To create a color image, each pixel on a typical earthbound camera has a filter in front of it that passes red, green or blue light, and the camera’s electronics add up the result to create the image we see, similar to a color TV. In effect, filtering dumbs down each panachrome pixel so that it registers only a fraction of the light it’s capable of seeing. Granted, the human eye works in roughly the same way. The fact remains, in an earthbound camera, some information is lost.
Space cameras are configured differently. They’re designed to measure not just all visible light but also the infrared and ultraviolet light past each end of the visible spectrum. Filtering is used primarily to make scientifically interesting details stand out. “Most common planetary camera designs have filter wheels that rotate different light filters in front of the sensor,” Izenberg says. “These filters aren’t selected to produce ‘realistic’ color that the human eye would see, but rather to collect light in wavelengths characteristic of different types of rocks and minerals,” to help identify them.
True-color images—that is, photos showing color as a human viewer would perceive it—can be approximated by combining exposures shot through different visible-color filters in certain proportions, essentially mimicking what an Earth camera does. However, besides not inherently being of major scientific value, true-color photos are a bitch to produce: All the variously filtered images must be separately recorded, stored and transmitted back to Earth, where they’re assembled into the final product. An 11-filter color snapshot really puts the squeeze on storage space and takes significant transmission time.
Given limited opportunities, time and bandwidth, a better use of resources often is a false-color image—for example, an infrared photo of rocks revealing their mineral composition. At other times, when the goal is to study the shape of the surface, measuring craters and mountains and looking for telltale signs of tectonic shifts or ancient volcanoes, scientists want black & white images at maximum resolution so they can spot fine detail.
Terrific, you say. But don’t scientists realize the PR value of a vivid color photo?
They realize it all right. But that brings up the second reason most NASA images aren’t in color. The dirty little secret of space exploration is that a lot of the solar system and, for that matter, the cosmos, is pretty drab. “The moon is 500 shades of gray and black with tiny spatterings of greenish and orangish glass,” Izenberg says. “Mars is red-dun and butterscotch with white ice at the poles. Jupiter and glorious Saturn are white/yellowish/brown/reddish. Hubble’s starscapes are white or faintly colored unless you can see in the infrared and ultraviolet.”

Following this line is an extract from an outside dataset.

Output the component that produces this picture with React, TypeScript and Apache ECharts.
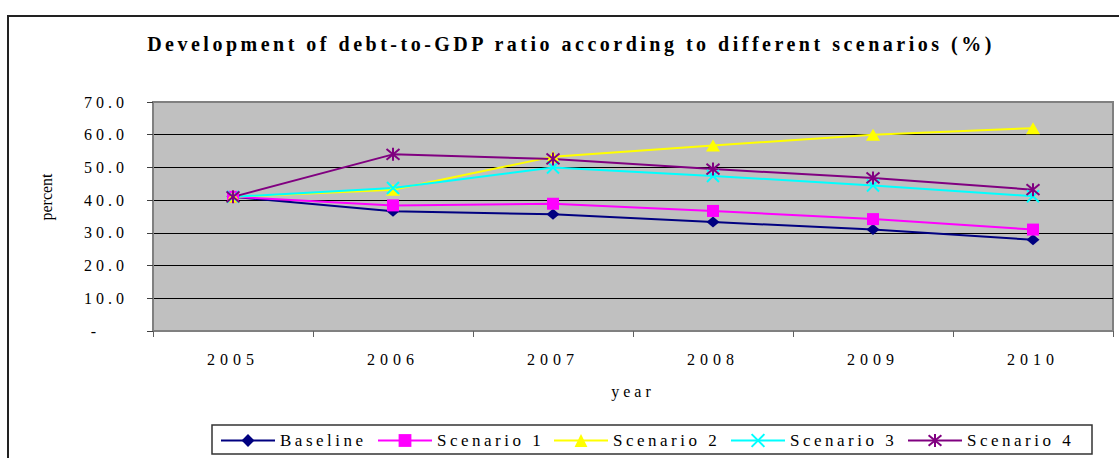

As for Mercury, Izenberg’s bailiwick, NASA has posted on its website detailed color photos showing vast swaths of the planet’s surface. If the accompanying text didn’t tell you they were true-color, you’d never know.
False-color images are often a lot more interesting. The colors aren’t faked, exactly; rather, they’re produced by amplifying modest variations in the visible spectrum and adding in infrared and ultraviolet. Some of the less successful examples look like a Hare Krishna tract, but done skillfully the result can be striking. The spectacular full-color nebula images from the Hubble Space Telescope were all produced by black & white sensors with color filters.
For what it’s worth, some colleagues of Izenberg’s a few years ago floated the idea of doing as you suggest—putting an off-the-shelf digital camera on a probe in addition to the more expensive models. The idea didn’t get off the ground, as it were, partly out of concerns the camera wouldn’t survive the extreme temperatures of space. But chances are the raw results wouldn’t have been all that impressive anyway. Experience suggests a good space photo needs a little ... eh, don’t call it show biz. Call it art.